Fliegen mit gestutztem Flügel

von kulturvollzug

Foto: Leonardo Fiorini

Das Tanzprojekt not made for flying vom italienischen Ensemble déjà donné spielt mit Schwerkraft und Bodenhaftung zugleich. Im Rahmen des Dance-Festivals 2010 fand die Uraufführung in München statt. Überschattet wurde die mitreißende Vorstellung von der Verletzung einer Tänzerin.

Wie weit kannst du gehen und wie hoch kannst du kommen? Die Choreographen Simone Sandroni (I) und Lenka Flora (CZ) thematisieren die endlosen Versuche des Menschen die Schwerkraft zu überwinden. Mit der nackten Hand skizzieren die Tänzer von déjà donné Linien - schaffen sich einen Raum. Verblüffend mühelos nehmen sie diese Linien dann in ihre Choreographie auf. „Bewegung hört nie auf“, sagt Sandroni. Wie Vögel scheinen die Tänzer zu schweben. Die Bindung zur Erde, zu ihrem Ursprung und ihrem Zentrum überwinden sie aber dennoch nicht. Alle Teile des Körpers streben nach oben, werden aber gleichzeitig nach unten gezogen.

Welche Bedeutung hat dieser Bodenkontakt? Auch damit beschäftigen sich die beiden Choreographen in ihrem zweijährigen Tanzprojekt. Schüler aus Tanzausbildungsstätten in ganz Europa haben sich dafür dem italienischen Ensemble déjà donné angeschlossen.

Foto: Leonardo Fiorini

Die Zusammenarbeit mit den Profis soll Auszubildenden die Möglichkeit geben, Bühnenerfahrung zu sammeln. Gemeinsam suchen sie die Grenzen der Schwerkraft und die Bedeutung der Bodenhaftung. Losgelöst und unbeschwert füllen die Tänzer den Raum aus, der sich, abgegrenzt durch weiβes Klebeband, immer wieder in seinen Maßen ändert. Dann aber wirft sie die Realität buchstäblich zurück auf den Boden, an dem sie haften und mit dem sie verwurzelt sind. Mit unnatürlich scheinenden Bewegungen, bis nahe an die Verrenkung.

Und plötzlich wird in der Uraufführung der Bodenkontakt zu einer schmerzhaften Erfahrung. Die italienische Profitänzerin Martina La Ragione trifft nach einem Partnerteil unsanft auf dem Boden auf. Sie erhebt sich, hält sich die Schulter und verlässt die Tanzfläche. Fast unbemerkt. Draußen aber wartet der Notarzt. Der Nerv scheint heil, nichts gebrochen, die Schulter allerdings ausgekugelt. Tränen, Enttäuschung, Betroffenheit am Abend der Uraufführung.

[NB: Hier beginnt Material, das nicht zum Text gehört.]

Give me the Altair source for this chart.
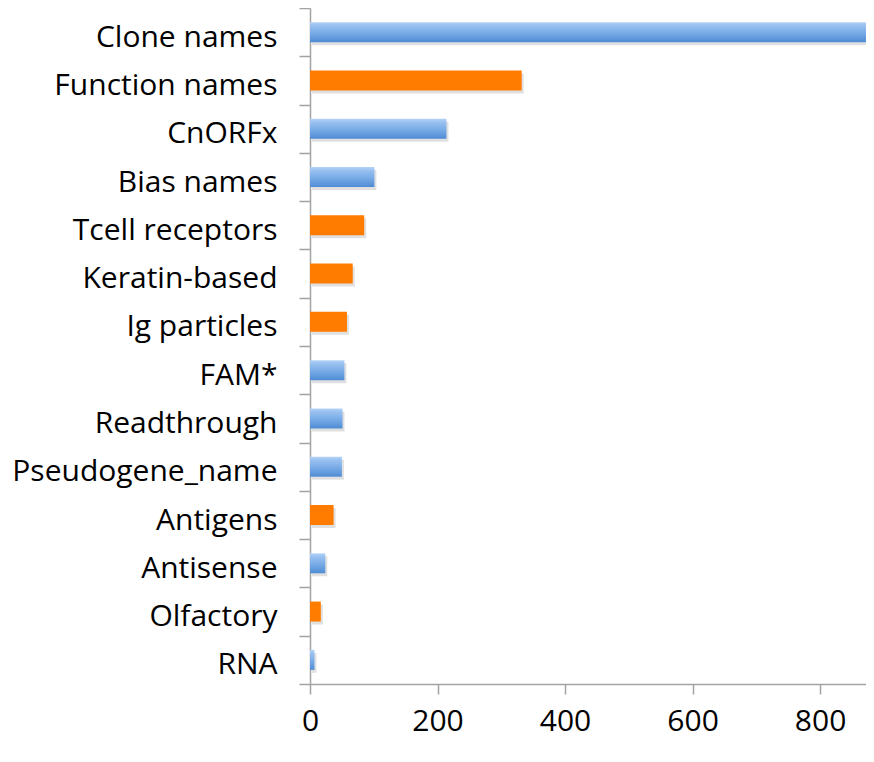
import altair as alt
import pandas as pd

categories = ["Clone names", "Function names", "CnORFx", "Bias names", "Tcell receptors",
              "Keratin-based", "Ig particles", "FAM*", "Readthrough", "Pseudogene_name",
              "Antigens", "Antisense", "Olfactory", "RNA"]
counts = [882, 332, 214, 101, 85, 67, 58, 54, 51, 50, 37, 24, 17, 7]
groups = ["blue", "orange", "blue", "blue", "orange", "orange", "orange", "blue",
          "blue", "blue", "orange", "blue", "orange", "blue"]
x_ticks = [0, 200, 400, 600, 800]

df = pd.DataFrame({"category": categories, "count": counts, "group": groups})

FONT = "Open Sans"
AX = "#A3A3A3"
BAR = 20

x_enc = alt.X(
    "count:Q",
    scale=alt.Scale(domain=[0, 872], clamp=True, nice=False, zero=True),
    axis=alt.Axis(values=x_ticks, title=None, grid=False, labelPadding=12,
                  tickSize=10, labelFontSize=30, labelFlush=False),
)
y_enc = alt.Y(
    "category:N",
    sort=categories,
    scale=alt.Scale(paddingInner=0, paddingOuter=0),
    axis=alt.Axis(title=None, tickBand="extent", tickSize=11, labelPadding=22,
                  labelFontSize=30, labelLimit=400, labelOffset=5),
)

base = alt.Chart(df)

shadow = base.mark_bar(color="#000000", opacity=0.12, xOffset=2, yOffset=3,
                       size=BAR).encode(x=x_enc, y=y_enc)

blue = base.transform_filter(alt.datum.group == "blue").mark_bar(
    size=BAR,
    color=alt.Gradient(
        gradient="linear", x1=0, y1=0, x2=0, y2=1,
        stops=[
            alt.GradientStop(color="#B7D4F7", offset=0),
            alt.GradientStop(color="#9BC2F1", offset=0.15),
            alt.GradientStop(color="#78ABE7", offset=0.55),
            alt.GradientStop(color="#4F8CD4", offset=1),
        ],
    ),
).encode(x=x_enc, y=y_enc)

orange = base.transform_filter(alt.datum.group == "orange").mark_bar(
    size=BAR, color="#FF7C00"
).encode(x=x_enc, y=y_enc)

chart = alt.layer(shadow, blue, orange).properties(
    width=556,
    height=676,
    padding={"left": 302, "top": 0, "right": 0, "bottom": 64},
    autosize=alt.AutoSizeParams(type="none"),
).configure_view(stroke=None).configure_axis(
    labelFont=FONT,
    labelColor="#000000",
    domainColor=AX,
    domainWidth=1.5,
    tickColor=AX,
    tickWidth=1.5,
)

chart.save("out.html", embed_options={"renderer": "svg", "actions": False})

„What would happen if i’ld sing on the moon, where gravity is much higher than on earth?“ fragt eine Tänzerin des Ensembles zu diesem Zeitpunkt auf der Bühne. Die anderen heben sie in die Höhe, doch bald wird sie zur Erde zurückgezogen. Sandroni beschreibt den Prozess als „verlorengehen und sich wiederfinden“. Die Botschaft der Vorstellung macht also durchaus Mut. Auch am Boden hat man Spielraum, es gilt ihn zu nutzen. Aufeinander bezogene Bewegungen, synchron, mit Körperkontakt oder isoliert, „not made for flying“ überzeugt durch Dynamik und Emotion. Mit einem Funken Selbstironie und italienischem Charme ist die Choreographie mitreißend und bietet intensiven körperlichen Einsatz. Sie endet mit dem gleichmäßigen Keuchen der Tänzer, die den Kampf gegen die Schwerkraft zwar nicht gewonnen, dafür aber zu sich selbst gefunden haben.